Australia…monte Uluru colosal monolito de arena

Falta poco para la puesta de sol y el Sunset Point, frente al monte Uluru, está atestado de todoterrenos y autobuses esperando para descorchar las primeras botellas de champán entre los grupos de turistas que viajan organizados. Estamos en el Parque Nacional Uluru-Kata Tjuta, en el desierto australiano de Gibson, frente al colosal monolito de arenisca de 348 metros de altura y 3,6 kilómetros de longitud, símbolo del Red Centre. Cuando se acerca el ocaso, los rayos horizontales del sol iluminan la roca y la tiñen de un rojo que parece hierro candente.

Uluru –bautizada como Ayers Rock en 1873 por el gobierno australiano– es, sin duda, la mayor atracción del Red Centre australiano, una zona desértica de tierra roja que vivió aislada durante siglos en el Territorio del Norte. Fue explorada a finales del XIX por John MacDouall Stuart y Alfred Giles, y «descubierta» por el turismo en los años 1970.

Desde entonces el número de visitantes ha crecido hasta llegar a los 400.000 anuales. Pero Uluru es, además, un lugar sagrado para los anangu, los aborígenes que llevan diez mil años viviendo en la zona. Desde que en 1985 el Gobierno australiano les devolvió la propiedad de las tierras, los anangu disuaden a los visitantes de subir a Uluru apelando a su naturaleza sagrada. Como alternativa proponen recorrer la base de 9,3 kilómetros, en la que entre los repliegues de la roca hay fuentes, cuevas, plantas, animales, pinturas rupestres e historias del «Tiempo del Sueño», el origen del mundo según su mitología.

Los aborígenes explican que Uluru fue concebida durante ese periodo. Los ancestros recorrieron el continente y lo crearon todo, liberaron a los hombres que permanecían en estado embrionario y les enseñaron cómo vivir y relacionarse con el entorno.

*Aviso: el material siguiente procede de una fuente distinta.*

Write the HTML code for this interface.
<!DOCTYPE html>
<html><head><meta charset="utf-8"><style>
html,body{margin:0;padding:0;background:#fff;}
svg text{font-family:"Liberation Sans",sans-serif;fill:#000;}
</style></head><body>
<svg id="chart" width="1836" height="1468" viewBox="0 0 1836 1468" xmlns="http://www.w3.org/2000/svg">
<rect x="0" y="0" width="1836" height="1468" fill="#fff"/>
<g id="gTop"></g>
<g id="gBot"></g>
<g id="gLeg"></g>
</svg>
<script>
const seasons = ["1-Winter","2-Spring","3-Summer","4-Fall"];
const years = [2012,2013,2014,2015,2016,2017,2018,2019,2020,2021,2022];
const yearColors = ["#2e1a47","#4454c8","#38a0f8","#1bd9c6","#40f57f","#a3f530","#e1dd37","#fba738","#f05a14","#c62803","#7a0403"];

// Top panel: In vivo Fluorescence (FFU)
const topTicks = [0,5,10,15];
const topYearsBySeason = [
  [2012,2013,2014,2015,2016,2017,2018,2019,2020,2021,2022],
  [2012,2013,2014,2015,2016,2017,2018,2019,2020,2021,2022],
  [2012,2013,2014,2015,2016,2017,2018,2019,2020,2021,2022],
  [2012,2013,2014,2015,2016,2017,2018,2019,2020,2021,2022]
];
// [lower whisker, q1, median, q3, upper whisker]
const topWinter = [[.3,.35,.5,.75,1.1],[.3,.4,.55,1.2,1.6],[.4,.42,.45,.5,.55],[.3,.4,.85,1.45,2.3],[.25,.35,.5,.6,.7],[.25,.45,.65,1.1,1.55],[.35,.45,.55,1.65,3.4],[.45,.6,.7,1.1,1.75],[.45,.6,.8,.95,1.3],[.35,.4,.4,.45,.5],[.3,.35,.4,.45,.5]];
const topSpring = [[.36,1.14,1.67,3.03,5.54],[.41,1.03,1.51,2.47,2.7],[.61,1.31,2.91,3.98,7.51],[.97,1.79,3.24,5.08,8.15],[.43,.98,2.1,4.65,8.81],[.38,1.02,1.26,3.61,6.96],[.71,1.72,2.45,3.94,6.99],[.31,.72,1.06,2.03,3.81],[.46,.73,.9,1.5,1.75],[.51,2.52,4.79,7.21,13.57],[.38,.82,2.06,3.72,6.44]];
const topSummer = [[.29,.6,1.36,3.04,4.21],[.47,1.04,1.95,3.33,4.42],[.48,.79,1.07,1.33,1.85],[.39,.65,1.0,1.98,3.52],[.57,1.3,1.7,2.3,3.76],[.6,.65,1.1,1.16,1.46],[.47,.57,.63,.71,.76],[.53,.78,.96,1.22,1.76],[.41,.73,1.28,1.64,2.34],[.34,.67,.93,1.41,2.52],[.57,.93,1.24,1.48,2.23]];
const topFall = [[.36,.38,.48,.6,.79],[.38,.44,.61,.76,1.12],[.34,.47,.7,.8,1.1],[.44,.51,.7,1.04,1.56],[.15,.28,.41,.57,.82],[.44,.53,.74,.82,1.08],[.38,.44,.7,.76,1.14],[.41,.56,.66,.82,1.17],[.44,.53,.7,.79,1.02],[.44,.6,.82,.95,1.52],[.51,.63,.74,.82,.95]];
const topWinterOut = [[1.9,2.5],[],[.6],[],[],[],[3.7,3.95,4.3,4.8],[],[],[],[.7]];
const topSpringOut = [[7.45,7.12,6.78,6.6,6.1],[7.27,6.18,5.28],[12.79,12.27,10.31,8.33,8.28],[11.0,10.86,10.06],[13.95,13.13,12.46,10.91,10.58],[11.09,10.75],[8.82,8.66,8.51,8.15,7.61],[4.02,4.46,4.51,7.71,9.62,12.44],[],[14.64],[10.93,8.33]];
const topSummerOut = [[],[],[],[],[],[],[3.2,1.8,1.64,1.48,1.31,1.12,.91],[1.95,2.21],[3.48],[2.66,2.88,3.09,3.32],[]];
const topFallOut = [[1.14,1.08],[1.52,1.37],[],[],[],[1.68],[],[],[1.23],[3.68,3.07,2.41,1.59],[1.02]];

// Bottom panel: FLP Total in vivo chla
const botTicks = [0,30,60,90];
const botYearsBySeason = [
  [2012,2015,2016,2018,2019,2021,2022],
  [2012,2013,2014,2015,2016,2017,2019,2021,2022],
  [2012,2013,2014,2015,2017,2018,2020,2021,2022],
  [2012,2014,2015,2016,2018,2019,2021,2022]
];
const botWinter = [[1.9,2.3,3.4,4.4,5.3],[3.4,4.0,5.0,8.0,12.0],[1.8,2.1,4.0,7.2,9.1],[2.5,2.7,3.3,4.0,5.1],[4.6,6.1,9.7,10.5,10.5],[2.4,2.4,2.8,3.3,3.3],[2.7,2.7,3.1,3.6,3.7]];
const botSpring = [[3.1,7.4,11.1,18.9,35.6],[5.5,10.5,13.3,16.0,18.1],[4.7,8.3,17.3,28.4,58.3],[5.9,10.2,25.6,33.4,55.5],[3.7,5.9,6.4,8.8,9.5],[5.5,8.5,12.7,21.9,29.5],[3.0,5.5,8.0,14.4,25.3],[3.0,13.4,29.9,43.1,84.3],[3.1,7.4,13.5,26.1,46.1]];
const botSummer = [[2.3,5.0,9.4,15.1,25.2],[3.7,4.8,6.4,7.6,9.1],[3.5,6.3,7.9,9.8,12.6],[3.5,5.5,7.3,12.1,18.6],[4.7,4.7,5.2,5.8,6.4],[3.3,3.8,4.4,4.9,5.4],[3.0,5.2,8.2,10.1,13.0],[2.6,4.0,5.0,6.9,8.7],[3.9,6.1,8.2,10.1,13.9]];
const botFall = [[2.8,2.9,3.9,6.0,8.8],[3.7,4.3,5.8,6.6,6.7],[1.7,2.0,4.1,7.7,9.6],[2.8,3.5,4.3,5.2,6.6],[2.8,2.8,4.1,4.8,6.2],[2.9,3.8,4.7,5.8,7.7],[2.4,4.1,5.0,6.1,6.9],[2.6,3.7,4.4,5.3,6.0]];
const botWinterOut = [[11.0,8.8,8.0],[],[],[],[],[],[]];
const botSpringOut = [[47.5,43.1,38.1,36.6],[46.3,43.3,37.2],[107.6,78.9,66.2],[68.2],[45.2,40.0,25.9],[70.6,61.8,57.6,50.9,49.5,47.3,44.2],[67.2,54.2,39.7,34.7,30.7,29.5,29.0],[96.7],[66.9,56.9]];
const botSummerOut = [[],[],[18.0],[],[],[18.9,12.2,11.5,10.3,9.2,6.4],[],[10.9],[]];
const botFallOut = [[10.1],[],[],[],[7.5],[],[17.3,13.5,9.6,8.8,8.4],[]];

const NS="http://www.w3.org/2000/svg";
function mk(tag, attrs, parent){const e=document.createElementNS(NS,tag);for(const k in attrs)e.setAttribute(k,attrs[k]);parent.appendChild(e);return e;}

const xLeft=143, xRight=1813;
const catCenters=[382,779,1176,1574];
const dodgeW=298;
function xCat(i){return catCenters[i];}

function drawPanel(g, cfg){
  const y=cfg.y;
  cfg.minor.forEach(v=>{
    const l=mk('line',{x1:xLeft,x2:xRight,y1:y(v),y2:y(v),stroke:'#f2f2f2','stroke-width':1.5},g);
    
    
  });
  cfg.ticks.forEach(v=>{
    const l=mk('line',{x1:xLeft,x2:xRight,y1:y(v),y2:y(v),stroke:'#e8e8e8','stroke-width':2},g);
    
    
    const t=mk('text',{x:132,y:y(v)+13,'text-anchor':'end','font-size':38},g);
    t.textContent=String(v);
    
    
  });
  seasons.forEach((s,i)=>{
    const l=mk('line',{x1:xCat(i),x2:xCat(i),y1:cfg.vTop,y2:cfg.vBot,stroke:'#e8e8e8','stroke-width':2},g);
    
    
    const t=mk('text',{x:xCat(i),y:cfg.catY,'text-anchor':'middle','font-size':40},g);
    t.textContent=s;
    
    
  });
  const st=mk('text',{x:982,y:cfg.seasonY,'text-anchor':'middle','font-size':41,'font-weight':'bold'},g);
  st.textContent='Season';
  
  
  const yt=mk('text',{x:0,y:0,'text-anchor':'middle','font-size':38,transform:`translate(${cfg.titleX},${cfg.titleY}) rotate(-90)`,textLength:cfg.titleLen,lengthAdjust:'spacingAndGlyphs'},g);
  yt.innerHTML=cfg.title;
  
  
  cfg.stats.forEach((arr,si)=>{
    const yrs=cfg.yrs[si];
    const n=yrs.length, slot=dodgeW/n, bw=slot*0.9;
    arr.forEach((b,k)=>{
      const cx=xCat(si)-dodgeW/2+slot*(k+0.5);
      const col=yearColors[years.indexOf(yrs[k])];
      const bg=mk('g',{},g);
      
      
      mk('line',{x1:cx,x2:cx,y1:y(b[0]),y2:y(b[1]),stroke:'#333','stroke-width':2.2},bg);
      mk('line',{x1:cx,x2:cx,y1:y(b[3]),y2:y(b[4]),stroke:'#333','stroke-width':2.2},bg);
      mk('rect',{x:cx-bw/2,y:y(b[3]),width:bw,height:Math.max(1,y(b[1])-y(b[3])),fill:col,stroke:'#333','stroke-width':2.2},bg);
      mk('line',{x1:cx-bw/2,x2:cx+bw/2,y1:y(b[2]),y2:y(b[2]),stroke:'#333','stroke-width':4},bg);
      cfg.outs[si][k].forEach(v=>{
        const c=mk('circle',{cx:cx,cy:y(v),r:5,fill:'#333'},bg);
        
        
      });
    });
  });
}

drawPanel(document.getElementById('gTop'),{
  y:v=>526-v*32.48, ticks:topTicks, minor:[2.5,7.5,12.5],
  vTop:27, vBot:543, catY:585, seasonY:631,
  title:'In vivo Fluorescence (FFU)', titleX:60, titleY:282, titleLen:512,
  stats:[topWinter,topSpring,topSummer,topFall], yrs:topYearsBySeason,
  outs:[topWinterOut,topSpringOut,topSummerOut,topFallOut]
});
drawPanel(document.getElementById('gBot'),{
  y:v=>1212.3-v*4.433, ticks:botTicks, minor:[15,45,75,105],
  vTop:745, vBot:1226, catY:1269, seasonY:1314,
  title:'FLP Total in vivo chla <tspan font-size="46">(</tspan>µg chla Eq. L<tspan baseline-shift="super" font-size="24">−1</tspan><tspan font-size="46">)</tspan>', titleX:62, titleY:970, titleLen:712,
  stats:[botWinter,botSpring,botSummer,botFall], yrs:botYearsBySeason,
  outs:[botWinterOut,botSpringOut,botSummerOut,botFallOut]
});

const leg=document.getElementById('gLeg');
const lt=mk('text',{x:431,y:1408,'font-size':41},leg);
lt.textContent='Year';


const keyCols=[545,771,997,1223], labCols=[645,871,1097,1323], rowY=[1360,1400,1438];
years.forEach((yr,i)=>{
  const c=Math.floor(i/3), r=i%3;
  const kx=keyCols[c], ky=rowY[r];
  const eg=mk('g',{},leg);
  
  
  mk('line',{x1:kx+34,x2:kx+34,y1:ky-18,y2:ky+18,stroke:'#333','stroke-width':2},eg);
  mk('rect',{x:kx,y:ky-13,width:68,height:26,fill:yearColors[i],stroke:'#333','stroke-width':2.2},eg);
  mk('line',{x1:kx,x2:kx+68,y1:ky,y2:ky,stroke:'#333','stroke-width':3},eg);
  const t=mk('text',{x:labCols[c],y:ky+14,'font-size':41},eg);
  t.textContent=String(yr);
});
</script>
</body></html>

Esas enseñanzas (denominadas las «Pisadas de los Ancestros») aún hoy guían a los aborígenes a través de senderos invisibles por los que pueden transitar sin más mapas que las canciones de sus antepasados. Bruce Chatwin, autor de Los trazos de la Canción (1987) lo describe así: «Tal vez se podría representar visualmente como unos espagueti de Ilíadas y Odiseas que se enroscaban en todas direcciones y en los cuales cada “episodio” se podía leer en términos geológicos».